Work In Progress (comments more than welcome!):
Do School Bureaucrats Discriminate against Foreigners? Experimental Evidence from ItalyÂ
I study whether public Italian schools discriminate against foreigners. I conduct a randomized correspondence experiment in which each school is contacted with an identical email signed by an Italian, French, or Arabic alias. Schools are 5.3% less likely to reply to foreigners, and when they do respond, answers are 17.6% less likely to be informative and 4.8% less likely to be polite. Discrimination is stronger in lower-income municipalities, with nearly 10% of schools exhibiting biases above 11%, and varies substantially across regions. These findings are inconsistent with statistical discrimination and contact theory. I contribute by (i) documenting discrimination within the school system itself, (ii) showing that widely cited mechanisms fail to explain it, and (iii) highlighting the local nature of bureaucratic bias.
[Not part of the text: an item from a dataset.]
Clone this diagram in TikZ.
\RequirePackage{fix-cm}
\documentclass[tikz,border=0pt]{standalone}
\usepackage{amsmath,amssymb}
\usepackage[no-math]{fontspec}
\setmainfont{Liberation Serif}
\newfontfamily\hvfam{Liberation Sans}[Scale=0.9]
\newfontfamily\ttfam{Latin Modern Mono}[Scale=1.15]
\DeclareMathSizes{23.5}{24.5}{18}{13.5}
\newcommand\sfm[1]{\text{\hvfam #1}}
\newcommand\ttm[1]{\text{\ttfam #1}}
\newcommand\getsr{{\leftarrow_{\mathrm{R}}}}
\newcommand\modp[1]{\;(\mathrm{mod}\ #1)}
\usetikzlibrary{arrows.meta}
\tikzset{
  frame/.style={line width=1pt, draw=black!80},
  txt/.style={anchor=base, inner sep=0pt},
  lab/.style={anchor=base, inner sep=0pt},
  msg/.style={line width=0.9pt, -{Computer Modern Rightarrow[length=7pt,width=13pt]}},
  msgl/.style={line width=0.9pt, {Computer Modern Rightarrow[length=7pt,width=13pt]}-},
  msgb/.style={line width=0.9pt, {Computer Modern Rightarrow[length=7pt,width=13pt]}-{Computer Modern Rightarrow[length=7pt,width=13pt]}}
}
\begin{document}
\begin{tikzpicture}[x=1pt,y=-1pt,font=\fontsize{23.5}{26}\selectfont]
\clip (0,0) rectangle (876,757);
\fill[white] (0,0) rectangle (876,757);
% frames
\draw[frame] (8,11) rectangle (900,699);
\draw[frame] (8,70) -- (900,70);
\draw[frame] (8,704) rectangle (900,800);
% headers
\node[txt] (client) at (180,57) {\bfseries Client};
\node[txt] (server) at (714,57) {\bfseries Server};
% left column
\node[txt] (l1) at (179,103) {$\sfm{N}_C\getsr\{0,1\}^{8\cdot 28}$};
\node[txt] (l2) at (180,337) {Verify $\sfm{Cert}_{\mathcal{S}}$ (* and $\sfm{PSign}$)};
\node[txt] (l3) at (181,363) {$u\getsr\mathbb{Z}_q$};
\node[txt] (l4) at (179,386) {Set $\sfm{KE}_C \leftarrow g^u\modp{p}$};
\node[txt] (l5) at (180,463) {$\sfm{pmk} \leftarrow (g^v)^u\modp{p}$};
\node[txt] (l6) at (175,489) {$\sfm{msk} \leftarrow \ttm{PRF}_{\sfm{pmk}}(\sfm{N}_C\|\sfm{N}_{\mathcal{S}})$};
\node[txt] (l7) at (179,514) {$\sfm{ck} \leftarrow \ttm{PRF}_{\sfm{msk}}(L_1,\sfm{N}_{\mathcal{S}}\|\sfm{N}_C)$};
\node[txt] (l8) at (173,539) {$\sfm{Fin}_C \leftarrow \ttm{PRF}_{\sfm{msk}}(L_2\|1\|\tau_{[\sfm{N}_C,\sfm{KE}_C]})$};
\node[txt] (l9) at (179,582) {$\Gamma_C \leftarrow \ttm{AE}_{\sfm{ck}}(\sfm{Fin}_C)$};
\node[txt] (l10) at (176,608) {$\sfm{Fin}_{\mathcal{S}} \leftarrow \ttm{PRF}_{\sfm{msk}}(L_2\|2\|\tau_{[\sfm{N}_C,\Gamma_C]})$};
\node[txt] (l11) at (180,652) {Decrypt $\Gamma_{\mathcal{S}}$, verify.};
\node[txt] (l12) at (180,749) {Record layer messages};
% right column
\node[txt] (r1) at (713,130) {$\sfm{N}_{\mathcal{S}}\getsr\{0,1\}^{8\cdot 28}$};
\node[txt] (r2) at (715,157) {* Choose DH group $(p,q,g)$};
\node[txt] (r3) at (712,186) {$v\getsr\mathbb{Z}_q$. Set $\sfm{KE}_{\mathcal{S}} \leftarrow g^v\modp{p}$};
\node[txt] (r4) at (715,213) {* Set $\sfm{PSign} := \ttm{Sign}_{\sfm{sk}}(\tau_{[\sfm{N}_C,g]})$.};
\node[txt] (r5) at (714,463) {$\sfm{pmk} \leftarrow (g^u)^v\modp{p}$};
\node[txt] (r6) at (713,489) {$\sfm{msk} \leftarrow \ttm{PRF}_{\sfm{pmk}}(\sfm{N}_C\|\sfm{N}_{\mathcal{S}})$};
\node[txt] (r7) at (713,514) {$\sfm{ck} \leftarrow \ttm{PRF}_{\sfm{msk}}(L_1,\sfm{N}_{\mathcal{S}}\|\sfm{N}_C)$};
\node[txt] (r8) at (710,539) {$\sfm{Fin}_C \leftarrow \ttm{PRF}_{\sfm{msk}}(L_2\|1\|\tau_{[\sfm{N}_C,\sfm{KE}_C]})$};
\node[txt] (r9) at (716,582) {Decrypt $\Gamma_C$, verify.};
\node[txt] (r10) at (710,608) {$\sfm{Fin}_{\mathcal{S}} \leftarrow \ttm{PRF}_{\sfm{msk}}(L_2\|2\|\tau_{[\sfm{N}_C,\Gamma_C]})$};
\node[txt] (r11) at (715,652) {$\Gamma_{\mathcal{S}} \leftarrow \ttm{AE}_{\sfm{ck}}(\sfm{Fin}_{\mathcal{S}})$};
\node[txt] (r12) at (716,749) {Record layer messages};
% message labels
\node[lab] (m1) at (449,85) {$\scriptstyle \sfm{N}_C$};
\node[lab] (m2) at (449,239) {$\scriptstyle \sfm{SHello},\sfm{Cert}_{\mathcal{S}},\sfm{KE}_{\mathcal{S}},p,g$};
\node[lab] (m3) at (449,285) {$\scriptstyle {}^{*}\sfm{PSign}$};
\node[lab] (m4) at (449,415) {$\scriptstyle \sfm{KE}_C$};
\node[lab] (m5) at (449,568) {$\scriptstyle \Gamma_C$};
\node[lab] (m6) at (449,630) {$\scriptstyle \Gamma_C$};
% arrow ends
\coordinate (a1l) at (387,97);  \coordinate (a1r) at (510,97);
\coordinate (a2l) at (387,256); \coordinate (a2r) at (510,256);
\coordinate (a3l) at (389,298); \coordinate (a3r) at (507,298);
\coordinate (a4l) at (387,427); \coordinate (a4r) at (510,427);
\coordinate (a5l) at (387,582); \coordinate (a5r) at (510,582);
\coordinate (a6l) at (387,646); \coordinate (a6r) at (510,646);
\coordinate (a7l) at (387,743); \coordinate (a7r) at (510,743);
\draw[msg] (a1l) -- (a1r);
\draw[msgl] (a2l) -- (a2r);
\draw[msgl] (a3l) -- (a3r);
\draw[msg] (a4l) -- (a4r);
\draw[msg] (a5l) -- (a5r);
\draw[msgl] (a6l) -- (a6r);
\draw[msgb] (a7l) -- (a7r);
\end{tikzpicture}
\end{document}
These results suggest that anti-discrimination efforts may be most effective when targeted at specific regions, as nationwide interventions risk being diluted. Slides. Code.
Old Projects:
Germany Unplugged: Forecasting Grid Congestion to Reduce Welfare Loss (with Neri F., Opocher G., Tozzi S.)
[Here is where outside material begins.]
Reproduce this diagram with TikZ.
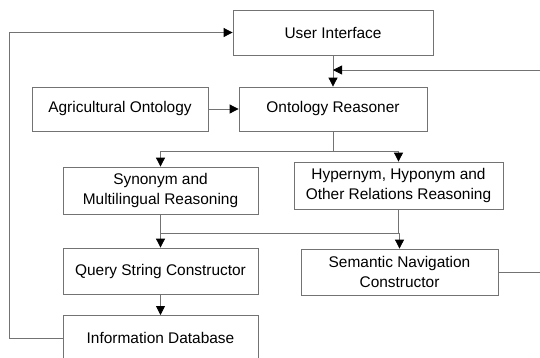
\documentclass[tikz,border=0pt]{standalone}
\usepackage{fontspec}
\setmainfont{Liberation Sans}
\usetikzlibrary{arrows.meta}
\begin{document}
\begin{tikzpicture}[x=1bp,y=-1bp,
  box/.style={draw=black!55, line width=0.8bp, align=center, inner sep=0pt,
    font=\fontsize{15.5}{19.5}\selectfont, text=black},
  wire/.style={draw=black!55, line width=0.8bp},
  arr/.style={wire, -{Triangle[length=9bp,width=9bp,fill=black,color=black]}}]
\useasboundingbox (0,0) rectangle (540,357);
\clip (0,0) rectangle (540,357);
% boxes: centres and sizes in picture units
\node[box, minimum width=200bp, minimum height=45bp] (ui) at (333,32.5) {User Interface};
\node[box, minimum width=176bp, minimum height=44bp] (agri) at (120,109) {Agricultural Ontology};
\node[box, minimum width=188bp, minimum height=44bp] (reas) at (333,109) {Ontology Reasoner};
\node[box, minimum width=195bp, minimum height=47bp] (syn) at (160.5,190.5) {Synonym and\\Multilingual Reasoning};
\node[box, minimum width=209bp, minimum height=47bp] (hyp) at (398.5,185.5) {Hypernym, Hyponym and\\Other Relations Reasoning};
\node[box, minimum width=195bp, minimum height=46bp] (qsc) at (160.5,271) {Query String Constructor};
\node[box, minimum width=197bp, minimum height=46bp] (snc) at (399.5,272) {Semantic Navigation\\Constructor};
\node[box, minimum width=195bp, minimum height=56bp, anchor=north] (idb) at (160.5,315) {};
\node[font=\fontsize{15.5}{19.5}\selectfont, text=black] (idbt) at (160.5,338) {Information Database};
% feedback path anchors
\coordinate (fb1) at (540,70);
\coordinate (fb2) at (540,272);
\coordinate (split1) at (333,151);
\coordinate (merge) at (279,233.5);
% connectors
\draw[arr] (ui.south) -- (reas.north);
\draw[arr] (fb1) -- (333,70);
\draw[arr] (agri.east) -- (reas.west);
\draw[wire] (reas.south) -- (split1);
\draw[arr] (split1) -| (syn.north);
\draw[arr] (split1) -| (hyp.north);
\draw[wire] (syn.south) |- (merge);
\draw[wire] (hyp.south) |- (merge);
\draw[arr] (merge) -| (qsc.north);
\draw[arr] (merge) -| (snc.north);
\draw[arr] (qsc.south) -- (idb.north);
\draw[wire] (snc.east) -- (fb2);
\draw[arr] (idb.west |- idbt) -- ++(-53,0) |- (ui.west);
\end{tikzpicture}
\end{document}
The paper is the result of our work at the 2025 Econometric Game, as members of the University of Bologna team.
Due to the complex dynamics of the electricity market, grid congestion is hard to prevent and therefore produces large economic costs and welfare losses. In this paper, we propose two methodologies to forecast network congestion and rationalize the role of the transmission system operator through the lenses of a toy model. After investigating the principal components that drive redispatches, we run a time series analysis using an INAR(1) model which accounts for the count nature of the data and provides an interpretable structure for forecasting. As an alternative specification, we consider a fully flexible Recurrent Neural Network (RNN) model that allows to account for the unbalancedness of the congestion frequency attaining high forecasting accuracy (0.94). RNN outperforms INAR(1), as it better captures the true negative congestion events in the test data and therefore potentially reduces the costs related to readjusting energy production. Finally, we run a counterfactual analysis in which we artificially introduce a 75% cap on the price of electricity and study the effects on congestion. We find that introducing this policy would significantly increase the frequency of redispatches.